→ WHAT YOU WILL DO: Copy out, with no alterations, the lines below running from the one containing "Rebuild this chart" to the one containing "plt.rcParams['font.family'] = ['Liberation", inclusive at each end; pictures are omitted.

→ PROVIDED ENTRIES:

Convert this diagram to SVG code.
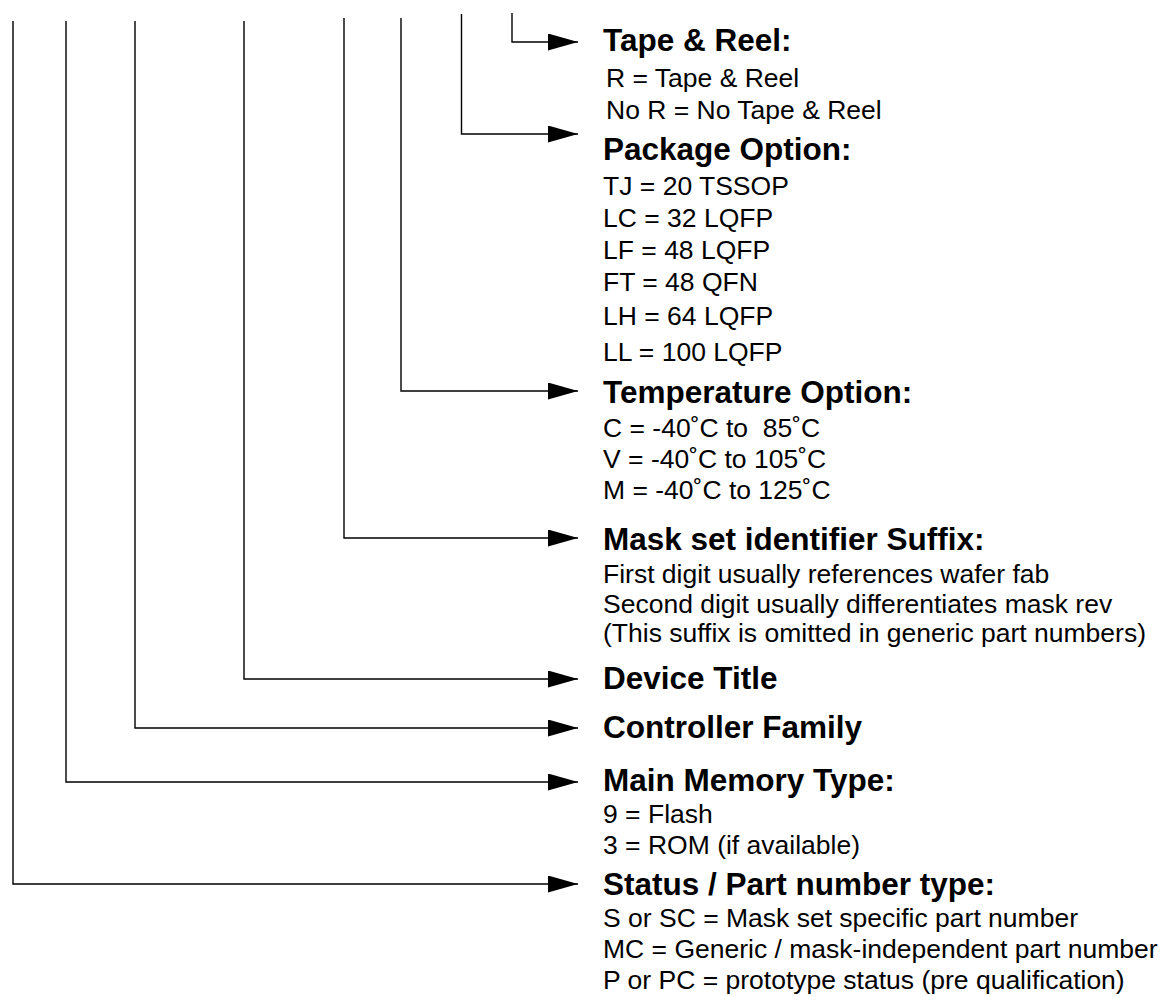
<svg xmlns="http://www.w3.org/2000/svg" width="1163" height="996" viewBox="0 0 1163 996">
<style>
.h{font-family:"Liberation Sans",Arial,Helvetica,sans-serif;font-weight:bold;font-size:31.5px;fill:#000}
.b{font-family:"Liberation Sans",Arial,Helvetica,sans-serif;font-size:26.5px;fill:#000}
.c{fill:none;stroke:#000;stroke-width:1.4}
</style>
<defs>
<marker id="arr" markerUnits="userSpaceOnUse" markerWidth="31" markerHeight="18" refX="30" refY="8.5" orient="auto">
<path d="M0,0 L30,8.5 L0,17 Z" fill="#000"/>
</marker>
</defs>
<rect width="1163" height="996" fill="#fff"/>
<g id="connectors">
<path class="c" d="M512,13 V42 H578" marker-end="url(#arr)"/>
<path class="c" d="M461.5,14 V134 H578" marker-end="url(#arr)"/>
<path class="c" d="M401,18 V391 H578" marker-end="url(#arr)"/>
<path class="c" d="M344,18 V538 H578" marker-end="url(#arr)"/>
<path class="c" d="M244,21 V679 H578" marker-end="url(#arr)"/>
<path class="c" d="M135,21 V728 H578" marker-end="url(#arr)"/>
<path class="c" d="M66,21 V782 H578" marker-end="url(#arr)"/>
<path class="c" d="M13,21 V884 H578" marker-end="url(#arr)"/>
</g>
<g id="tape-reel">
<text class="h" x="603" y="51">Tape &amp; Reel:</text>
<text class="b" x="606" y="87">R = Tape &amp; Reel</text>
<text class="b" x="606" y="119">No R = No Tape &amp; Reel</text>
</g>
<g id="package-option">
<text class="h" x="603" y="159.5">Package Option:</text>
<text class="b" x="603" y="195">TJ = 20 TSSOP</text>
<text class="b" x="603" y="227">LC = 32 LQFP</text>
<text class="b" x="603" y="259">LF = 48 LQFP</text>
<text class="b" x="603" y="291">FT = 48 QFN</text>
<text class="b" x="603" y="325">LH = 64 LQFP</text>
<text class="b" x="603" y="361">LL = 100 LQFP</text>
</g>
<g id="temperature-option">
<text class="h" x="603" y="403">Temperature Option:</text>
<text class="b" x="603" y="436.5" xml:space="preserve">C = -40˚C to  85˚C</text>
<text class="b" x="603" y="467.5">V = -40˚C to 105˚C</text>
<text class="b" x="603" y="498.5">M = -40˚C to 125˚C</text>
</g>
<g id="mask-set-suffix">
<text class="h" x="603" y="550">Mask set identifier Suffix:</text>
<text class="b" x="603" y="583">First digit usually references wafer fab</text>
<text class="b" x="603" y="613">Second digit usually differentiates mask rev</text>
<text class="b" x="603" y="642">(This suffix is omitted in generic part numbers)</text>
</g>
<g id="device-title">
<text class="h" x="603" y="689">Device Title</text>
</g>
<g id="controller-family">
<text class="h" x="603" y="738">Controller Family</text>
</g>
<g id="main-memory-type">
<text class="h" x="603" y="791">Main Memory Type:</text>
<text class="b" x="603" y="823">9 = Flash</text>
<text class="b" x="603" y="854">3 = ROM (if available)</text>
</g>
<g id="status-part-number">
<text class="h" x="603" y="895">Status / Part number type:</text>
<text class="b" x="603" y="927">S or SC = Mask set specific part number</text>
<text class="b" x="603" y="958">MC = Generic / mask-independent part number</text>
<text class="b" x="603" y="989">P or PC = prototype status (pre qualification)</text>
</g>
</svg>
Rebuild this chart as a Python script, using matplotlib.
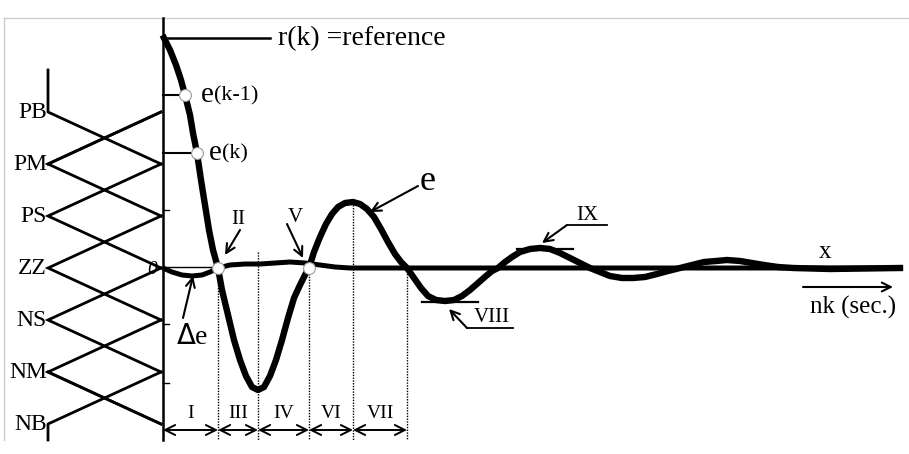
import matplotlib
matplotlib.use("Agg")
import matplotlib.pyplot as plt

plt.rcParams['font.family'] = ['Liberation Serif', 'DejaVu Serif']

# error e over time (t = time offset, value in units of the drawing)
e_t = [1, 7, 13, 18, 22, 27, 30, 34, 38, 42, 46, 50, 55, 59, 65, 71, 77, 83, 89, 95,
       101, 107, 113, 119, 125, 131, 137, 142, 146, 151, 157, 163, 169, 175, 182, 190,
       197, 204, 211, 218, 225, 232, 238, 244, 251, 258, 265, 273, 282, 291, 299, 307,
       315, 323, 329, 335, 342, 349, 357, 367, 377, 387, 397, 407, 417, 427, 437, 447,
       459, 470, 482, 494, 505, 517, 529, 541, 553, 564, 577, 589, 601, 615, 630, 667, 737]
e_v = [230, 218, 203, 188, 173, 153, 135, 115, 88, 63, 38, 18, 0, -22, -47, -72, -92, -108, -119, -122,
       -119, -108, -92, -72, -50, -30, -17, -7, 0, 16, 31, 44, 54, 61, 65, 66,
       64, 59, 51, 39, 26, 14, 6, 0, -10, -20, -28, -32, -33, -32, -28, -22,
       -15, -8, -3, 0, 6, 11, 16, 19, 20, 19, 15, 10, 5, 0, -4, -8,
       -10, -10, -9, -6, -3, 0, 3, 6, 7, 8, 7, 5, 3, 1, 0, -1, 0]

# change of error
de_t = [0, 9, 19, 29, 39, 47, 55, 67, 82, 97, 112, 127, 142, 157, 172, 187, 737]
de_v = [0, -4, -7, -8, -7, -4, 0, 3, 4, 4, 5, 6, 5, 3, 1, 0, 0]

# fuzzy sets on the left
mf_labels = ['PB', 'PM', 'PS', 'ZZ', 'NS', 'NM', 'NB']
mf_levels = [156, 104, 52, 0, -52, -104, -156]

# regions along time axis
region_edges = [0, 55, 95, 146, 190, 244]
region_tops = [0, 16, 0, 66, 0]
region_labels = ['I', 'III', 'IV', 'VI', 'VII']

sample_t = [22, 34, 55, 146]
sample_v = [173, 115, 0, 0]

fig = plt.figure(figsize=(9.09, 4.54), dpi=100)
ax = fig.add_axes([0, 0, 1, 1])
ax.set_xlim(-163, 746)
ax.set_ylim(-186, 268)
ax.axis('off')

# light frame
ax.plot([-159, 746], [250, 250], color='#cccccc', lw=1)
ax.plot([-159, -159], [250, -172], color='#cccccc', lw=1)

# vertical axis
ax.plot([0, 0], [250, -172], color='black', lw=1.8)
for v in [58, -56, -115]:
    ax.plot([0, 6], [v, v], color='black', lw=1)

# membership functions
x_left, x_right = -115, -2
for i, lv in enumerate(mf_levels):
    if 0 < i < len(mf_levels) - 1:
        ax.plot([x_right, x_left, x_right], [mf_levels[i - 1], lv, mf_levels[i + 1]],
                color='black', lw=2, solid_joinstyle='miter')
ax.plot([x_left, x_left, x_right], [198, mf_levels[0], mf_levels[1]], color='black', lw=2)
ax.plot([x_left, x_left, x_right], [-172, mf_levels[-1], mf_levels[-2]], color='black', lw=2)
ax.plot([x_right, x_left], [mf_levels[0], mf_levels[1]], color='black', lw=2)
ax.plot([x_right, x_left], [mf_levels[-1], mf_levels[-2]], color='black', lw=2)
for lab, lv in zip(mf_labels, mf_levels):
    ax.text(-116, lv, lab, ha='right', va='center', fontsize=17)

# reference and sample lines
ax.plot([0, 107], [230, 230], color='black', lw=1.8)
ax.plot([0, 22], [173, 173], color='black', lw=1.5)
ax.plot([0, 34], [115, 115], color='black', lw=1.5)
ax.plot([0, 55], [1, 1], color='black', lw=1)

# dotted region lines
for x, top in zip(region_edges[1:], region_tops):
    ax.plot([x, x], [top, -172], color='black', lw=1, linestyle=(0, (1, 1)))

# curves
ax.plot(de_t, de_v, color='black', lw=3.6, solid_capstyle='butt')
ax.plot(e_t, e_v, color='black', lw=4.6, solid_joinstyle='round')
ax.plot(sample_t, sample_v, 'o', markersize=8.5, markerfacecolor='white',
        markeredgecolor='#999999', markeredgewidth=0.8)

# region arrows and labels
for a, b, lab in zip(region_edges[:-1], region_edges[1:], region_labels):
    ax.annotate('', xy=(a, -162), xytext=(b, -162),
                arrowprops=dict(arrowstyle='<->', color='black', lw=1.4,
                                shrinkA=0, shrinkB=0, mutation_scale=18))
    ax.text((a + b) / 2, -145, lab, ha='center', va='center', fontsize=14)

# peak markers
ax.plot([259, 315], [-34, -34], color='black', lw=1.6)
ax.plot([354, 410], [19, 19], color='black', lw=1.6)
ax.plot([304, 350], [-60, -60], color='black', lw=1.3)
ax.plot([404, 444], [43, 43], color='black', lw=1.3)

arrow = dict(arrowstyle='->', color='black', lw=1.5, shrinkA=0, shrinkB=0, mutation_scale=16)
ax.annotate('', xy=(286, -41), xytext=(304, -60), arrowprops=arrow)
ax.annotate('', xy=(379, 25), xytext=(404, 43), arrowprops=arrow)
ax.annotate('', xy=(62, 13), xytext=(77, 38), arrowprops=arrow)
ax.annotate('', xy=(140, 10), xytext=(124, 44), arrowprops=arrow)
ax.annotate('', xy=(207, 56), xytext=(255, 82), arrowprops=arrow)
ax.annotate('', xy=(30, -8), xytext=(20, -50), arrowprops=arrow)
ax.annotate('', xy=(730, -19), xytext=(640, -19), arrowprops=arrow)

# texts
ax.text(115, 229, 'r(k) =reference', ha='left', va='center', fontsize=20)
t1 = ax.text(38, 173, 'e', ha='left', va='center', fontsize=21)
ax.annotate('(k-1)', xy=(1, 0.45), xycoords=t1, ha='left', va='center', fontsize=16)
t2 = ax.text(46, 115, 'e', ha='left', va='center', fontsize=21)
ax.annotate('(k)', xy=(1, 0.45), xycoords=t2, ha='left', va='center', fontsize=16)
ax.text(75, 48, 'II', ha='center', va='center', fontsize=15)
ax.text(132, 50, 'V', ha='center', va='center', fontsize=15)
ax.text(265, 86, 'e', ha='center', va='center', fontsize=26)
ax.text(29, -69, r'$\Delta$e', ha='center', va='center', fontsize=20)
ax.text(-11, -1, '0', ha='center', va='center', fontsize=14, style='italic')
ax.text(329, -49, 'VIII', ha='center', va='center', fontsize=15)
ax.text(424, 53, 'IX', ha='center', va='center', fontsize=15)
ax.text(662, 16, 'x', ha='center', va='center', fontsize=18)
ax.text(690, -39, 'nk (sec.)', ha='center', va='center', fontsize=18)

fig.savefig('out.png', dpi=100)
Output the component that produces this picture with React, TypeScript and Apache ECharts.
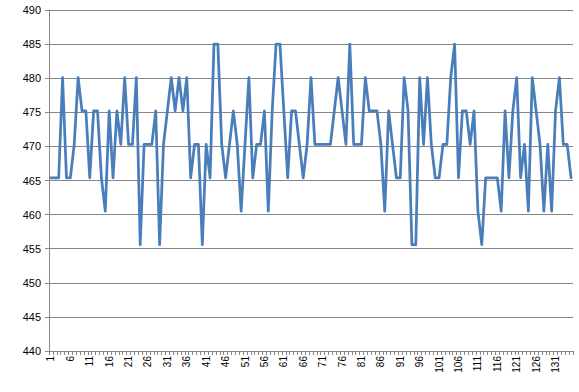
import React, { useEffect, useRef } from "react";
import * as echarts from "echarts";

const categories: string[] = Array.from({ length: 135 }, (_, i) => String(i + 1));

const values: number[] = [
  465.4, 465.4, 465.4, 480.1, 465.4, 465.4, 470.3, 480.1, 475.2, 475.2,
  465.4, 475.2, 475.2, 465.4, 460.5, 475.2, 465.4, 475.2, 470.3, 480.1,
  470.3, 470.3, 480.1, 455.6, 470.3, 470.3, 470.3, 475.2, 455.6, 470.3,
  475.2, 480.1, 475.2, 480.1, 475.2, 480.1, 465.4, 470.3, 470.3, 455.6,
  470.3, 465.4, 485.0, 485.0, 470.3, 465.4, 470.3, 475.2, 470.3, 460.5,
  470.3, 480.1, 465.4, 470.3, 470.3, 475.2, 460.5, 475.2, 485.0, 485.0,
  475.2, 465.4, 475.2, 475.2, 470.3, 465.4, 470.3, 480.1, 470.3, 470.3,
  470.3, 470.3, 470.3, 475.2, 480.1, 475.2, 470.3, 485.0, 470.3, 470.3,
  470.3, 480.1, 475.2, 475.2, 475.2, 470.3, 460.5, 475.2, 470.3, 465.4,
  465.4, 480.1, 475.2, 455.6, 455.6, 480.1, 470.3, 480.1, 470.3, 465.4,
  465.4, 470.3, 470.3, 480.1, 485.0, 465.4, 475.2, 475.2, 470.3, 475.2,
  460.5, 455.6, 465.4, 465.4, 465.4, 465.4, 460.5, 475.2, 465.4, 475.2,
  480.1, 465.4, 470.3, 460.5, 480.1, 475.2, 470.3, 460.5, 470.3, 460.5,
  475.2, 480.1, 470.3, 470.3, 465.4,
];

const yMin = 440;
const yMax = 490;
const yStep = 5;

export default function App() {
  const ref = useRef<HTMLDivElement>(null);

  useEffect(() => {
    if (!ref.current) return;
    const chart = echarts.init(ref.current, undefined, { renderer: "svg" });
    const gridColor = "#868686";
    chart.setOption({
      animation: false,
      backgroundColor: "#ffffff",
      textStyle: { fontFamily: "Liberation Sans, Arial, sans-serif" },
      grid: { left: 49, right: 6, top: 10, bottom: 41, containLabel: false },
      xAxis: {
        type: "category",
        data: categories,
        boundaryGap: true,
        axisLine: { show: true, lineStyle: { color: gridColor, width: 1 } },
        axisTick: { show: true, interval: 0, length: 4, lineStyle: { color: gridColor } },
        axisLabel: {
          interval: 4,
          rotate: 90,
          fontSize: 10,
          color: "#000000",
          margin: 5,
        },
        splitLine: { show: false },
      },
      yAxis: {
        type: "value",
        min: yMin,
        max: yMax,
        interval: yStep,
        axisLine: { show: true, lineStyle: { color: gridColor, width: 1 } },
        axisTick: { show: true, length: 4, lineStyle: { color: gridColor } },
        axisLabel: { fontSize: 11, color: "#000000", margin: 8 },
        splitLine: { show: true, lineStyle: { color: gridColor, width: 1 } },
      },
      series: [
        {
          type: "line",
          data: values,
          showSymbol: false,
          symbol: "none",
          lineStyle: { color: "#4a7ebb", width: 2.75, join: "round", cap: "round" },
          itemStyle: { color: "#4a7ebb" },
        },
      ],
    });
    return () => chart.dispose();
  }, []);

  return (
    <div
      ref={ref}
      style={{ position: "fixed", left: 0, top: 0, width: 579, height: 392, background: "#fff" }}
    />
  );
}
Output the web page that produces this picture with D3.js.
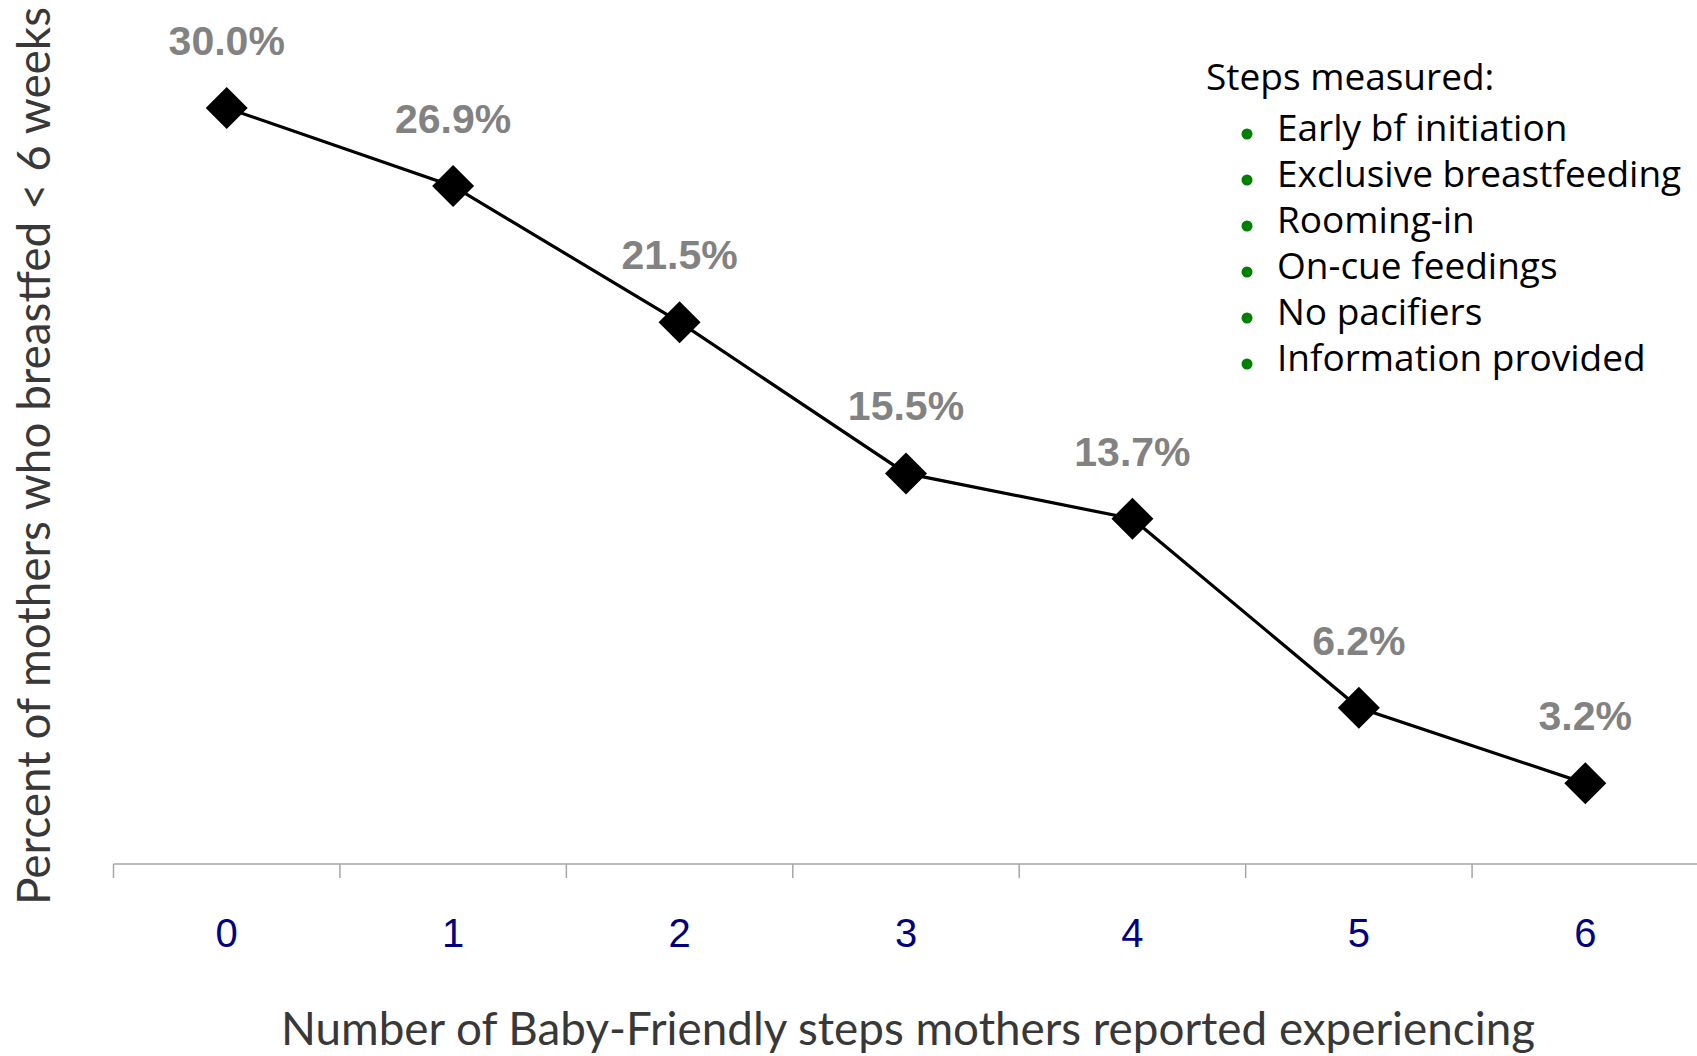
<!DOCTYPE html>
<html>
<head>
<meta charset="utf-8">
<script src="https://cdn.jsdelivr.net/npm/d3@7/dist/d3.min.js"></script>
<style>
  html, body { margin: 0; padding: 0; background: #fff; }
  svg { display: block; }
</style>
</head>
<body>
<script>
// ---- data ----
const steps = [0, 1, 2, 3, 4, 5, 6];
const percents = [30.0, 26.9, 21.5, 15.5, 13.7, 6.2, 3.2];
const pointLabels = ["30.0%", "26.9%", "21.5%", "15.5%", "13.7%", "6.2%", "3.2%"];
const legendTitle = "Steps measured:";
const legendItems = ["Early bf initiation", "Exclusive breastfeeding", "Rooming-in",
                     "On-cue feedings", "No pacifiers", "Information provided"];
const xTitle = "Number of Baby-Friendly steps mothers reported experiencing";
const yTitle = "Percent of mothers who breastfed < 6 weeks";

// ---- layout ----
const W = 1697, H = 1056;
const svg = d3.select("body").append("svg").attr("width", W).attr("height", H);

const x = d3.scaleBand().domain(steps).range([113.5, 1698.5]).padding(0);
const y = d3.scaleLinear().domain([0, 35]).range([864, 864 - 35 * 25.2]);
const cx = d => x(d) + x.bandwidth() / 2;

// axis line + ticks at band boundaries
const axisG = svg.append("g").attr("transform", `translate(0,${y(0)})`);
axisG.append("line").attr("x1", x.range()[0]).attr("x2", W)
  .attr("stroke", "#a6a6a6").attr("stroke-width", 1.5);
axisG.selectAll("line.tick").data(steps).enter().append("line")
  .attr("class", "tick")
  .attr("x1", d => x(d)).attr("x2", d => x(d))
  .attr("y1", 0).attr("y2", 14)
  .attr("stroke", "#a6a6a6").attr("stroke-width", 1.5);

// tick labels via d3 axis
const labelAxis = d3.axisBottom(x).tickSize(0).tickPadding(0);
const la = svg.append("g").attr("transform", `translate(0,${y(0)})`).call(labelAxis);
la.select(".domain").remove();
la.selectAll("text")
  .attr("y", 83).attr("dy", null)
  .attr("font-family", "'Liberation Sans', Arial, sans-serif")
  .attr("font-size", 40)
  .attr("fill", "#000080");

// line
const line = d3.line().x((d, i) => cx(steps[i])).y(d => y(d));
svg.append("path").datum(percents)
  .attr("d", line).attr("fill", "none")
  .attr("stroke", "#000").attr("stroke-width", 3.2);

// diamonds
const diamond = "M0,-21L21,0L0,21L-21,0Z";
svg.selectAll("path.pt").data(percents).enter().append("path")
  .attr("class", "pt")
  .attr("d", diamond)
  .attr("transform", (d, i) => `translate(${cx(steps[i])},${y(d)})`)
  .attr("fill", "#000");

// value labels
svg.selectAll("text.val").data(percents).enter().append("text")
  .attr("class", "val")
  .attr("x", (d, i) => cx(steps[i]))
  .attr("y", d => y(d) - 53)
  .attr("text-anchor", "middle")
  .attr("font-family", "'Liberation Sans', Arial, sans-serif")
  .attr("font-weight", "bold")
  .attr("font-size", 41)
  .attr("fill", "#828282")
  .text((d, i) => pointLabels[i]);

// axis titles
svg.append("text")
  .attr("x", 281).attr("y", 1045)
  .attr("textLength", 1254).attr("lengthAdjust", "spacingAndGlyphs")
  .attr("font-family", "Lato, 'Open Sans', sans-serif")
  .attr("font-size", 46)
  .attr("fill", "#383838")
  .text(xTitle);

svg.append("text")
  .attr("transform", "translate(50,905) rotate(-90)")
  .attr("x", 0).attr("y", 0)
  .attr("textLength", 898).attr("lengthAdjust", "spacingAndGlyphs")
  .attr("font-family", "Lato, 'Open Sans', sans-serif")
  .attr("font-size", 46)
  .attr("fill", "#383838")
  .text(yTitle);

// legend
const lg = svg.append("g");
lg.append("text")
  .attr("x", 1206).attr("y", 90)
  .attr("font-family", "'Open Sans', Lato, sans-serif")
  .attr("font-size", 37)
  .attr("fill", "#000")
  .text(legendTitle);
const items = lg.selectAll("g.item").data(legendItems).enter().append("g")
  .attr("class", "item")
  .attr("transform", (d, i) => `translate(0,${141 + i * 46})`);
items.append("circle").attr("cx", 1247).attr("cy", -7).attr("r", 5.5).attr("fill", "#008000");
items.append("text")
  .attr("x", 1277).attr("y", 0)
  .attr("font-family", "'Open Sans', Lato, sans-serif")
  .attr("font-size", 37)
  .attr("fill", "#000")
  .text(d => d);
</script>
</body>
</html>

→ SOLUTION FOR THIS EXERCISE:
Rebuild this chart as a Python script, using matplotlib.
import matplotlib
matplotlib.use("Agg")
import matplotlib.pyplot as plt

plt.rcParams['font.family'] = ['Liberation Serif', 'DejaVu Serif']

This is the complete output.